Investopedia defines key performance indicators as a set of quantifiable measurements used to gauge a company’s overall long-term performance. KPIs specifically help determine a company’s strategic, financial, and operational achievements, especially compared to those of other businesses within the same sector.  KPIs can measure firm revenue, client retention, or process outcome. This article focuses on process outcome.

Flow Rate

Flow rate (sometimes referred to as throughput rate) refers to the movement of units into and out of, a business process. For our discussion, units are client files and the business process is the steps taken in from the opening to the closing of each file. Tracking flow rate can provide your firm a treasure trove of revenue.

We all know that clients represent revenue. The more clients, the more revenue. But it is not that simple.  How many times have you said , “we’re so busy, we can’t keep up“?  More clients do not always mean more revenue.

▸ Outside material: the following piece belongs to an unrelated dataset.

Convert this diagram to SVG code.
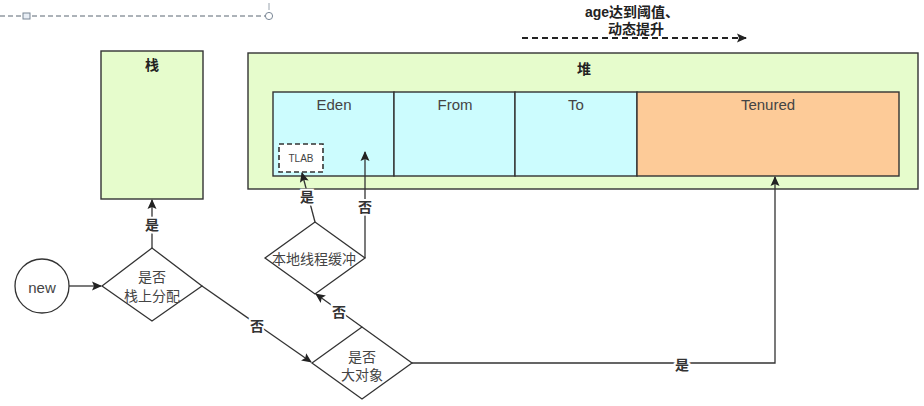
<svg xmlns="http://www.w3.org/2000/svg" width="924" height="406" viewBox="0 0 924 406">
<defs>
<marker id="arr2" viewBox="0 0 10 10" refX="9" refY="5" markerWidth="10" markerHeight="10" markerUnits="userSpaceOnUse" orient="auto">
<path d="M0,0.5 L10,5 L0,9.5 L2,5 Z" fill="#222"/>
</marker>
</defs>
<style>
text{font-family:"Liberation Sans","Noto Sans CJK SC",sans-serif;text-anchor:middle;dominant-baseline:central}
.box{stroke:#333;stroke-width:1.4}
.t{font-size:14px;fill:#444}
.c{font-size:15px;fill:#444}
.b{font-size:14px;font-weight:bold;fill:#222}
.lbl{font-size:14px;font-weight:bold;fill:#333;stroke:#fff;stroke-width:4;paint-order:stroke}
.ln{fill:none;stroke:#333;stroke-width:1.3;marker-end:url(#arr2)}
.sh{fill:#fff;stroke:#333;stroke-width:1.3}
</style>
<rect width="924" height="406" fill="#fff"/>
<g id="guide">
<line x1="0" y1="16" x2="265" y2="16" stroke="#5b6673" stroke-width="1" stroke-dasharray="5,3"/>
<rect x="23" y="13" width="7" height="6" fill="#e8eef5" stroke="#7a8796" stroke-width="1"/>
<circle cx="269" cy="16" r="3.6" fill="#fff" stroke="#7a8796" stroke-width="1"/>
<line x1="269" y1="3" x2="269" y2="10" stroke="#9aa4ae" stroke-width="1"/>
</g>
<g id="stack">
<rect class="box" x="101" y="51" width="102" height="148" fill="#e6fccc"/>
<text class="b" x="152" y="65">栈</text>
</g>
<g id="heap">
<rect class="box" x="248" y="53" width="670" height="136" fill="#e6fccc"/>
<text class="b" x="584" y="69">堆</text>
</g>
<g id="eden">
<rect class="box" x="273" y="92" width="121" height="84" fill="#ccfcfe"/>
<text class="c" x="334" y="104">Eden</text>
</g>
<g id="from">
<rect class="box" x="394" y="92" width="121" height="84" fill="#ccfcfe"/>
<text class="c" x="455" y="104">From</text>
</g>
<g id="to">
<rect class="box" x="515" y="92" width="122" height="84" fill="#ccfcfe"/>
<text class="c" x="576" y="104">To</text>
</g>
<g id="tenured">
<rect class="box" x="637" y="92" width="262" height="84" fill="#fdcb98"/>
<text class="c" x="768" y="104">Tenured</text>
</g>
<g id="tlab">
<rect x="279" y="144" width="44" height="28" fill="#fff" stroke="#333" stroke-width="1.6" stroke-dasharray="5,3"/>
<text x="301" y="158" style="font-size:10px;fill:#444">TLAB</text>
</g>
<g id="new">
<circle class="sh" cx="42" cy="286" r="27"/>
<text class="c" x="42" y="287">new</text>
</g>
<g id="onstack">
<polygon class="sh" points="102,286 152,248 202,286 152,321"/>
<text class="t" x="152" y="277">是否</text>
<text class="t" x="152" y="296">栈上分配</text>
</g>
<g id="tlabq">
<polygon class="sh" points="265,258 315,222 365,258 315,294"/>
<text class="t" x="314" y="259">本地线程缓冲</text>
</g>
<g id="bigobj">
<polygon class="sh" points="312,363 362,327 412,363 362,399"/>
<text class="t" x="362" y="357">是否</text>
<text class="t" x="362" y="375">大对象</text>
</g>
<g id="promo">
<text x="632" y="12" style="font-size:14px;font-weight:bold;fill:#222">age达到阈值、</text>
<text x="636" y="29" style="font-size:14px;font-weight:bold;fill:#222">动态提升</text>
</g>
<g id="connectors">
<line x1="522" y1="38" x2="746" y2="38" stroke="#222" stroke-width="1.8" stroke-dasharray="6,4" marker-end="url(#arr2)"/>
<line class="ln" x1="69" y1="286" x2="101" y2="286"/>
<line class="ln" x1="152" y1="248" x2="152" y2="200"/>
<line class="ln" x1="202" y1="286" x2="311" y2="362"/>
<line class="ln" x1="362" y1="327" x2="316" y2="294"/>
<line class="ln" x1="315" y1="222" x2="302" y2="173"/>
<polyline class="ln" points="365,258 365,152"/>
<polyline class="ln" points="412,363 775,363 775,177"/>
<text class="lbl" x="152" y="225">是</text>
<text class="lbl" x="257" y="326">否</text>
<text class="lbl" x="339" y="312">否</text>
<text class="lbl" x="307" y="197">是</text>
<text class="lbl" x="365" y="207">否</text>
<text class="lbl" x="682" y="365">是</text>
</g>
</svg>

In fact, too many clients can be dangerous for some firms.  But how can that be?  Two words.  Flow rate.

There is little doubt that client acquisition is the life source of a practice.  But the reality is, the money is in the billable hours.  Without billable hours, the number of clients is of little consequence.  Therefore, the financial success of your firm lies, not with the number of clients acquired but rather, how quickly hours files are processed. And measuring the efficiency of that process needs to be a key performance indicator for your firm’s financial success.

What is your Firm's Flow Rate?

So, how quickly is your firm processing files? There is a simple way to make a quick assessment of your firm’s flow rate.  Look around your office.  Then, walk around the rest of the office.  Are there piles of files? If so, your flow rate is likely slower than it should.  Each pile is indicative of an inefficiency in the firm’s flow rate (and every file, deferred revenue!).

Though backlogging is one of the more glaring symptoms of slow flow rate, there are other more sinister and insidious symptoms.  Seeing them, however requires your honest assessment of your practice.

  1. Are clients continually calling for updates?
  2. Are colleagues continually calling for updates?
  3. Are you frustrated with staff?
  4. Are you and your staff continually behind?
  5. Are you missing deadlines?
  6. Are bills going out late?

And the problems associated with inefficient flow rate go beyond lost revenue. Others include

  1. Decrease in client loyalty and satisfaction
  2. Decrease in client retention
  3. Decrease in client acquisition
  4. Increase in employee satisfaction
  5. Increase in employee absenteeism and turnover
  6. Increase in bar complaints
  7. Increase in malpractice claims

Are you too Busy to Keep Up?

The magic words I hear all the time are, “we’re too busy to keep up”. Though “too busy” is a good problem, inability to “keep up”, not so much. The good news is, it is remediable.

As an operations consultant, I see slow and inefficient flow rate all the time.  After all, identifying workflow inefficiencies and improving flow rate is what I do for a living.  And though many of my clients use key performance indicators for measuring such things as client acquisition and firm revenue, 99% of them do not use flow rate as a key performance indicator.

If you are not using flow rate as one of your key performance indicators for your practice, you should.  Tracking flow rate to improve its efficiency can be the quickest way for you to increase your firm’s revenue.